下の爺が犬を憐れんで墓を見に行くと、墓に植えられた木が花を咲かせていた。その枝を取って座敷に飾ると、米や金が降ってきた。それを知った上の爺婆が無理やり枝を借りて座敷に飾ると、牛糞や馬糞が降る。怒った上の爺婆は枝を切り刻んで焼く。下の爺婆は、枝を焼いた灰を何とか返してもらう。

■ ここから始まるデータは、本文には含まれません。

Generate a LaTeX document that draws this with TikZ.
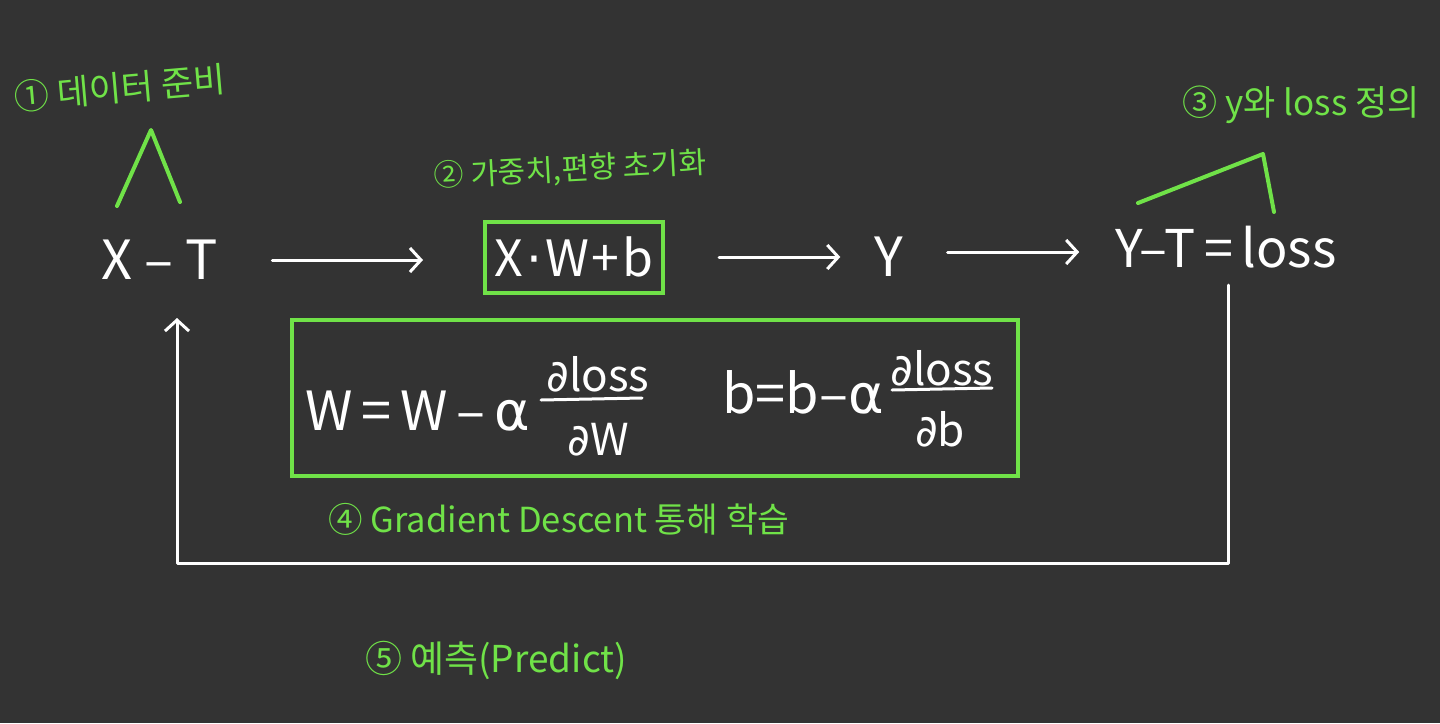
\documentclass[tikz,border=0pt]{standalone}
\usepackage{fontspec}
\setmainfont{Noto Sans CJK KR}
\newfontfamily\dv{DejaVu Sans}
\usetikzlibrary{arrows.meta}
\definecolor{bg}{RGB}{51,51,51}
\definecolor{grn}{RGB}{112,226,72}
\newcommand{\gp}{\hspace{3pt}}
\begin{document}
\begin{tikzpicture}[x=1pt,y=-1pt,
  wtxt/.style={text=white,font=\fontsize{54}{60}\selectfont,inner sep=0pt},
  wsmall/.style={text=white,font=\fontsize{44}{50}\selectfont,inner sep=0pt},
  gtxt/.style={text=grn,inner sep=0pt},
  flow/.style={white,line width=3pt,line cap=round,line join=round,-{Straight Barb[length=11pt,width=24pt,line width=3pt]}},
  fbar/.style={white,line width=3pt,line cap=round},
  gline/.style={grn,line width=4pt,line cap=round,line join=round},
  gbox/.style={draw=grn,line width=4pt,inner sep=0pt}]
\fill[bg] (0,0) rectangle (1440,723);
\useasboundingbox (0,0) rectangle (1440,723);

% main flow
\node[wtxt,minimum width=107] (xt) at (160,260) {X – T};
\node[wtxt,gbox,minimum width=178,minimum height=71,font=\fontsize{50}{56}\selectfont] (xwb) at (574,257) {X\gp{\dv·}\gp W\gp+\gp b};
\node[wtxt,minimum width=37] (y) at (889,257) {Y};
\node[wtxt,minimum width=217,font=\fontsize{52}{58}\selectfont] (loss) at (1226,247) {Y–T\,=\,loss};

\draw[flow,shorten <=54pt,shorten >=60pt] (xt.east) -- (xt.east -| xwb.west);
\draw[flow,shorten <=54pt,shorten >=30pt] (xwb.east) -- (y.west);
\draw[flow,shorten <=40pt,shorten >=36pt] ([yshift=5pt]y.east) -- ([yshift=5pt]y.east -| loss.west);

% labels
\node[gtxt,font=\fontsize{35}{40}\selectfont,rotate=5] (l1) at (120,88) {① 데이터 준비};
\node[gtxt,font=\fontsize{30}{36}\selectfont,rotate=3] (l2) at (570,170) {② 가중치,편향 초기화};
\node[gtxt,font=\fontsize{35}{40}\selectfont] (l3) at (1301,105) {③ y와 loss 정의};
\node[gtxt,font=\fontsize{34.5}{40}\selectfont] (l4) at (559,519) {④ Gradient Descent 통해 학습};
\node[gtxt,font=\fontsize{37}{42}\selectfont] (l5) at (496,660) {⑤ 예측(Predict)};

% green marks
\draw[gline] (117,206) -- (151,130) -- (180,202);
\draw[gline] (1138,203) -- (1263,154) -- (1274,212);

% gradient descent box
\node[gbox,minimum width=726,minimum height=156] (gd) at (655,398) {};
\node[wtxt,anchor=base west] (eqw) at (305,430) {W\,=\,W\,–\,{\dv α}};
\node[wsmall] (nw) at (598,374) {{\dv ∂}loss};
\node[wsmall] (dw) at (598,440) {{\dv ∂}W};
\draw[fbar] (541,400) -- (642,398);
\node[wtxt,anchor=base west] (eqb) at (722,413) {b=b–{\dv α}};
\node[wsmall] (nb) at (942,368) {{\dv ∂}loss};
\node[wsmall] (db) at (940,429) {{\dv ∂}b};
\draw[fbar] (892,390) -- (992,388);

% feedback loop
\coordinate (ls) at (1228,285);
\coordinate (c2) at (177,563);
\coordinate (le) at (177,318);
\draw[flow] (ls) -- (ls |- c2) -- (c2) -- (le);
\end{tikzpicture}
\end{document}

あるとき、空を雁の群れが飛んでいたので下の爺は屋根に上り、群れに向かって灰を撒くと雁の目に入り、雁の大猟になる。上の爺婆は嫉妬し、雁を獲った灰の残りを譲り受ける。そして上の爺は屋根に上って雁の群れに灰を撒くと自分の目に入り、屋根から落ちる。上の婆は「大きな雁が落ちてきた」と、爺を打ち殺して汁にして食った。何か固くて噛み切れないものがあるので見ると、上の爺の耳だった。
欲張ったり人を妬むものではない。
「雁取り爺」と「花咲か爺」は、「善良な老夫婦に大切にされた犬、犬の墓に生えた木の灰が幸福をもたらす」という意味で同系統の説話である。だが花咲か爺が「枯れ木に花を咲かせる」という華やかな結末ゆえに江戸時代の草双紙に採用されて伝承が固定化する一方、絵草紙に採用されなかった「雁取り爺」は地域ごとにさまざまな伝承が生きることになった。特に渡り鳥の越冬地である東北地方で顕著である[2]。